# Set exercise
Only the lines from the start of the data through the line containing "width=113pt, minimum height=59pt]" should be written out, exactly as they are, with both ends included and the pictures left out.
## START
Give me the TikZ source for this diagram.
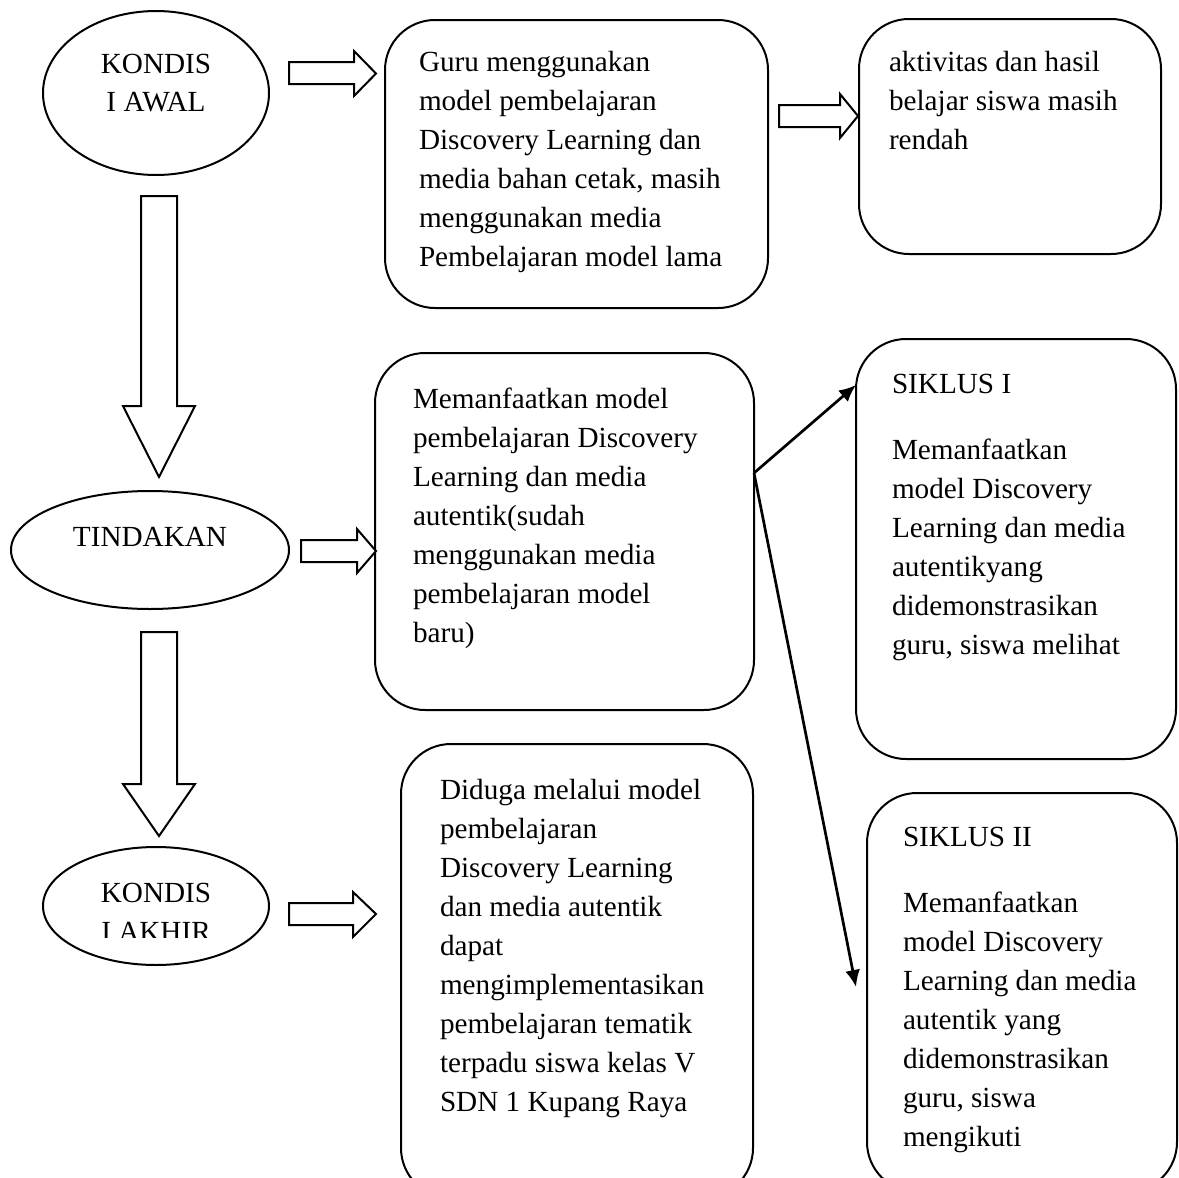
\documentclass[tikz,border=0pt]{standalone}
\usepackage{fontspec}
\setmainfont{Liberation Serif}
\usetikzlibrary{shapes.geometric,arrows.meta}
\tikzset{
  box/.style={draw, line width=1pt, rounded corners=25pt, inner sep=0pt, outer sep=0pt},
  oval/.style={draw, ellipse, line width=1pt, inner sep=0pt, outer sep=0pt},
  txt/.style={inner sep=0pt, outer sep=0pt, align=left, anchor=north west, font=\fontsize{14.6}{19.5}\selectfont},
  ctxt/.style={inner sep=0pt, outer sep=0pt, align=center, font=\fontsize{14.6}{19.5}\selectfont},
  blockarrow/.style={draw, line width=1pt, fill=white, line join=miter},
  thin/.style={line width=1.35pt, -{Latex[length=8.5pt,width=7.5pt]}}
}
\begin{document}
\begin{tikzpicture}[x=0.5pt,y=-0.5pt]
\useasboundingbox (0,0) rectangle (1179,1178);
\clip (0,0) rectangle (1179,1178);
\fill[white] (0,0) rectangle (1179,1178);

% ellipses
\node[oval, minimum width=113pt, minimum height=82pt] (awal) at (156,93) {};
\node[oval, minimum width=139pt, minimum height=59pt] (tindakan) at (150,550) {};
\node[oval, minimum width=113pt, minimum height=59pt] (akhir) at (156,906) {};

\node[ctxt, anchor=north] (awalt) at (156,45.7) {\strut KONDIS\\I AWAL};
\node[ctxt, anchor=base] (tindakant) at (150,546) {TINDAKAN};
\begin{scope}
\clip (40,850) rectangle (275,937);
\node[ctxt, anchor=north] (akhirt) at (156,874.7) {\strut KONDIS\\I AKHIR};
\end{scope}

% boxes
\node[box, minimum width=191.5pt, minimum height=144pt] (guru) at (576.5,164) {};
\node[box, minimum width=151pt, minimum height=117.5pt] (hasil) at (1010,136.5) {};
\node[box, minimum width=189.5pt, minimum height=178.5pt] (mid) at (564.5,531.5) {};
\node[box, minimum width=160pt, minimum height=210pt] (s1) at (1016,549) {};
\node[box, minimum width=155pt, minimum height=199.5pt] (s2) at (1022,992.5) {};
\node[box, minimum width=176pt, minimum height=227pt] (duga) at (577,971) {};

% texts
\node[txt] (gurut) at (419,43.7) {\strut Guru menggunakan\\model pembelajaran\\Discovery Learning dan\\media bahan cetak, masih\\menggunakan media\\Pembelajaran model lama};
\node[txt] (hasilt) at (889,43.7) {\strut aktivitas dan hasil\\belajar siswa masih\\rendah};
\node[txt] (midt) at (413,380.7) {\strut Memanfaatkan model\\pembelajaran Discovery\\Learning dan media\\autentik(sudah\\menggunakan media\\pembelajaran model\\baru)};
\node[txt] (s1t) at (892,365.7) {\strut SIKLUS I\\[13.5pt]Memanfaatkan\\model Discovery\\Learning dan media\\autentikyang\\didemonstrasikan\\guru, siswa melihat};
\node[txt] (s2t) at (903,818.7) {\strut SIKLUS II\\[13.5pt]Memanfaatkan\\model Discovery\\Learning dan media\\autentik yang\\didemonstrasikan\\guru, siswa\\mengikuti};
\node[txt] (dugat) at (440,771.7) {\strut Diduga melalui model\\pembelajaran\\Discovery Learning\\dan media autentik\\dapat\\mengimplementasikan\\pembelajaran tematik\\terpadu siswa kelas V\\SDN 1 Kupang Raya};

% block arrows (horizontal)
\draw[blockarrow] (289,62) -- (354,62) -- (354,51) -- (376,73.5) -- (354,96) -- (354,84) -- (289,84) -- cycle;
\draw[blockarrow] (779,105) -- (840,105) -- (840,94) -- (858,116) -- (840,138) -- (840,127) -- (779,127) -- cycle;
\draw[blockarrow] (301,540) -- (357,540) -- (357,529) -- (376,551) -- (357,573) -- (357,562) -- (301,562) -- cycle;
\draw[blockarrow] (289,903) -- (353,903) -- (353,892) -- (376,914) -- (353,937) -- (353,925) -- (289,925) -- cycle;

% block arrows (vertical)
\draw[blockarrow] (141,196) -- (177,196) -- (177,406) -- (195,406) -- (159,477) -- (123,406) -- (141,406) -- cycle;
\draw[blockarrow] (141,632) -- (177,632) -- (177,784) -- (195,784) -- (159,836) -- (123,784) -- (141,784) -- cycle;

% thin connectors
\coordinate (fork) at (754,473);
\coordinate (s1in) at (856,385);
\coordinate (s2in) at (856,987);
\draw[thin] (fork) -- (s1in);
\draw[thin] (fork) -- (s2in);
\end{tikzpicture}
\end{document}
## END
# Correct answer
Give me the TikZ source for this diagram.
\documentclass[tikz,border=0pt]{standalone}
\usepackage{fontspec}
\setmainfont{Liberation Serif}
\usetikzlibrary{shapes.geometric,arrows.meta}
\tikzset{
  box/.style={draw, line width=1pt, rounded corners=25pt, inner sep=0pt, outer sep=0pt},
  oval/.style={draw, ellipse, line width=1pt, inner sep=0pt, outer sep=0pt},
  txt/.style={inner sep=0pt, outer sep=0pt, align=left, anchor=north west, font=\fontsize{14.6}{19.5}\selectfont},
  ctxt/.style={inner sep=0pt, outer sep=0pt, align=center, font=\fontsize{14.6}{19.5}\selectfont},
  blockarrow/.style={draw, line width=1pt, fill=white, line join=miter},
  thin/.style={line width=1.35pt, -{Latex[length=8.5pt,width=7.5pt]}}
}
\begin{document}
\begin{tikzpicture}[x=0.5pt,y=-0.5pt]
\useasboundingbox (0,0) rectangle (1179,1178);
\clip (0,0) rectangle (1179,1178);
\fill[white] (0,0) rectangle (1179,1178);

% ellipses
\node[oval, minimum width=113pt, minimum height=82pt] (awal) at (156,93) {};
\node[oval, minimum width=139pt, minimum height=59pt] (tindakan) at (150,550) {};
\node[oval, minimum width=113pt, minimum height=59pt] (akhir) at (156,906) {};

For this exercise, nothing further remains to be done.